Afterall isn't everything a mess in this country. Our schools are a mess as parents are left camping out for days in tents in a queue for school places just nine miles north of Dublin, while elsewhere schools are closing for lack of numbers. Our health service is a mess. The minister said so when declaring a national emergency. Our transport system is a mess with late trains, buses and cars stuck in gridlock traffic. All very messy. Yet there was something smoothly judicious in how the hunger strike ended.

Gardai secured the area and unlocked the doors and took the men out. No one died and no one was harmed and the government did not give in. The result is that there will be no hunger strikes again by any asylum seekers in Ireland. They all now know that the government have a way of dealing with this method of protest. Asylum seekers wishing to engage in protest are going to have to find other ways. The church, mosque or cathedrals are no longer places of sanctuary in Ireland. What that means theologically is a matter for the churches themselves.

This week was a watershed in Irish politics as it is the first time that racism has been cogently organised into something reflecting more than just the bizarre opinions of a select few. As well as the counter protesters there were random passersby who would exercise their vocal chords hurling abuse at the hunger strike supporters.

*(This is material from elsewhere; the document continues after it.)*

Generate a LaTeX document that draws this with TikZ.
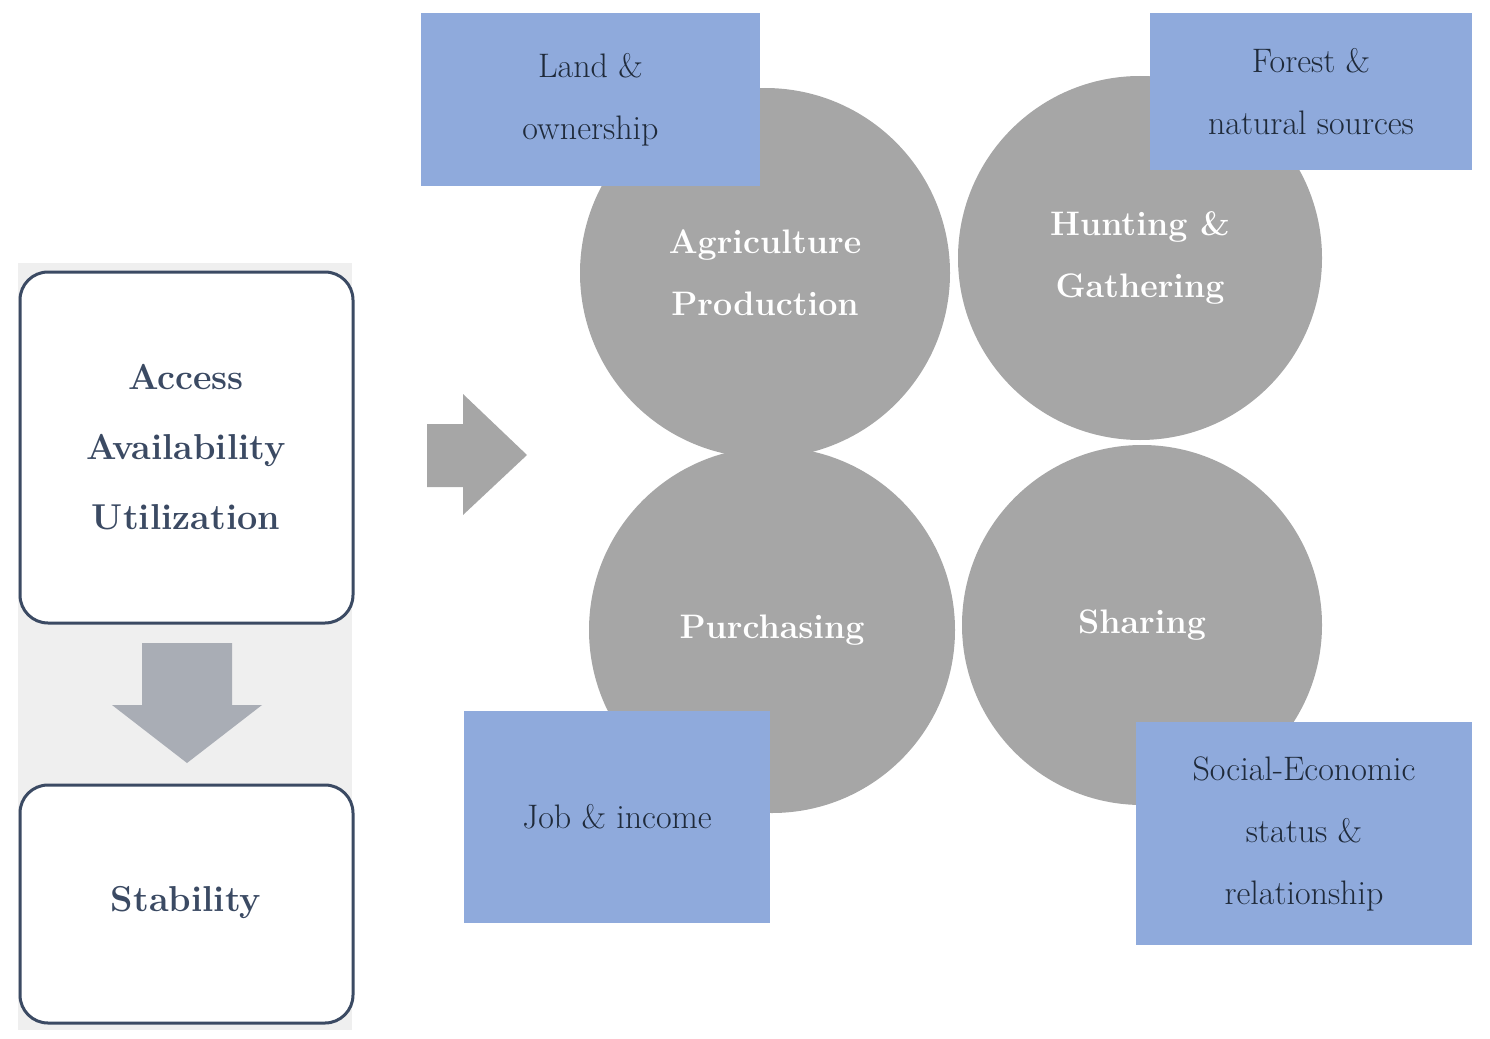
\documentclass[tikz,border=0pt]{standalone}
\begin{document}
\begin{tikzpicture}[x=1pt,y=-1pt,
  lbox/.style={draw=dkb,line width=3pt,rounded corners=28pt,fill=white},
  circ/.style={circle,fill=cg,draw=none,text=white,font=\fontsize{34}{62}\selectfont\bfseries,align=center},
  bbox/.style={fill=bl,draw=none,text=txt,font=\fontsize{34}{62}\selectfont,align=center},
  ltxt/.style={text=dkb,font=\fontsize{36}{70}\selectfont\bfseries,align=center}]
\definecolor{dkb}{HTML}{3B4A63}
\definecolor{cg}{HTML}{A6A6A6}
\definecolor{bl}{HTML}{8FAADC}
\definecolor{ag}{HTML}{A9ADB5}
\definecolor{bg}{HTML}{EFEFEF}
\definecolor{txt}{HTML}{1F2A3A}
\useasboundingbox (0,0) rectangle (1490,1038);
\fill[bg] (18,263) rectangle (352,1030);
\draw[lbox] (20,272) rectangle (353,623);
\node[ltxt] (t1) at (186,447) {Access\\Availability\\Utilization};
\fill[ag] (142,643) -- (232,643) -- (232,705) -- (262,705) -- (187,763) -- (112,705) -- (142,705) -- cycle;
\draw[lbox] (20,785) rectangle (353,1023);
\node[ltxt] (t2) at (186,903) {Stability};
\fill[cg] (427,424) -- (463,424) -- (463,394) -- (527,455) -- (463,515) -- (463,487) -- (427,487) -- cycle;
\node[circ,minimum size=370pt] (agr) at (765,273) {Agriculture\\Production};
\node[circ,minimum size=364pt] (hun) at (1140,258) {Hunting \&\\Gathering};
\node[circ,minimum size=366pt] (pur) at (772,630) {Purchasing};
\node[circ,minimum size=360pt] (sha) at (1142,625) {Sharing};
\node[bbox,minimum width=339pt,minimum height=173pt] (land) at (590.5,99.5) {Land \&\\ownership};
\node[bbox,minimum width=322pt,minimum height=157pt] (for) at (1311,91.5) {Forest \&\\natural sources};
\node[bbox,minimum width=306pt,minimum height=212pt] (job) at (617,817) {Job \& income};
\node[bbox,minimum width=336pt,minimum height=223pt] (soc) at (1304,833.5) {Social-Economic\\status \&\\relationship};
\end{tikzpicture}
\end{document}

Unlike the Kunle case and others in Athlone and Monaghan, there was not widespread public support for the Afghan asylum seekers. Unlike Kunle and others there could even be said that there was more a mood of suspicion than compassion. Recently the BNP had a double page spread on Ireland. It was not about how racially inferior we are but it was a penned piece by their Dublin correspondent evaluating the political scene in Ireland.

The theme of the article was the need for the building of an Irish National Party. They lumped Sinn Fein in with other left and centre parties of the establishment. The formation of an Irish National Party will draw its support from socially excluded elements. Marx called them lumpen proletariat while Jack London called them 'People of the abyss'. Others call them chavs and knacker scum.

At the protest yesterday there was a face I recognised holding up a placard reading 'Send them home'. The standard bearer is a chronic homeless alcoholic who holds me in regard as I made countless attempts to assist him into accommodation and off the drink. These elements were also evident in protest against the 'Love Ulster' march. Not if there is an Irish National Party but when and who will organise them. The picture is ugly and it follows declining turn out and alienation, the bowling alone phenomenon.

Social partnership and social quiescence will be ripped apart in the next period but it is more likely that reactionary and racist politics will feature more prominently rather than the politics of the left. It isn't about personalities, it is history unfolding. What is to be done?

Monday, May 15, 2006

I was robbed!!!

It is quite some time since my last blog. About ten stories enter and leave the other side of my head each day on average. There is for example the interesting disussion on BBC5Live at the moment where the commentator reads out a text. The texter wonders why it is that prisoners get paid for cleaning and doing menial jobs while in custody yet a prisoner who engages in education while in custody receives nothing.

It is quite easy to rant and rave about any subject but there is so much to say and not the space to say it and in the case of a blog, possibly no one to read. All this leads to frustration. One thinks of the bus drive rampage on the Naas Dual Carriageway last Sunday week. While I have sympathy for the family and to the numerous drivers who have had their cars damaged - I will return to this matter shortly- one has to wonder what provoked the former employee of a private bus company to steal a bus and engage in his own version of Speed.

It is great to be working again as it is allowing me to pay for those normal every month expenses out on theft. Last month it was 335 for a new bike following the theft of my bike of the same model. This month it is 1,000euro for crash repairs further to the Nike imprints placed in my now dented Daewoo Nubira.

Since returning to my car and unburdening myself with the disgust, I have encountered quite a casual attitude towards insurance. If only it was so but it is the case that the damage done to my car by vandals in an attempted theft means that it is not the insurance company who takes care of the vehicle. It is the owner of the car. My insurance last year at 1360Euro is threatened with losing its existing no claims bonus of 19% if I claim, and with a further 40% load on top of the standard price. It is cheaper for me to pay out direct.

While I am being drawn towards the hang em and flog em brigade on account of my 5 bicycle thefts, the graffiti outside my apartment block and the 6 repeated thefts of my previous car and the current situation with my present car, retribution of society must also find its way to the insurance companies.

What is the point of insurance if the result of vandalism and theft is that neither the criminal nor the insurance company pays out but the policy holder. This process demonstrates what exists is a fraud. If one does not have their car insured they are fined. This legislation calls into question the legitimacy of insurance companies operation in the field of car insurance.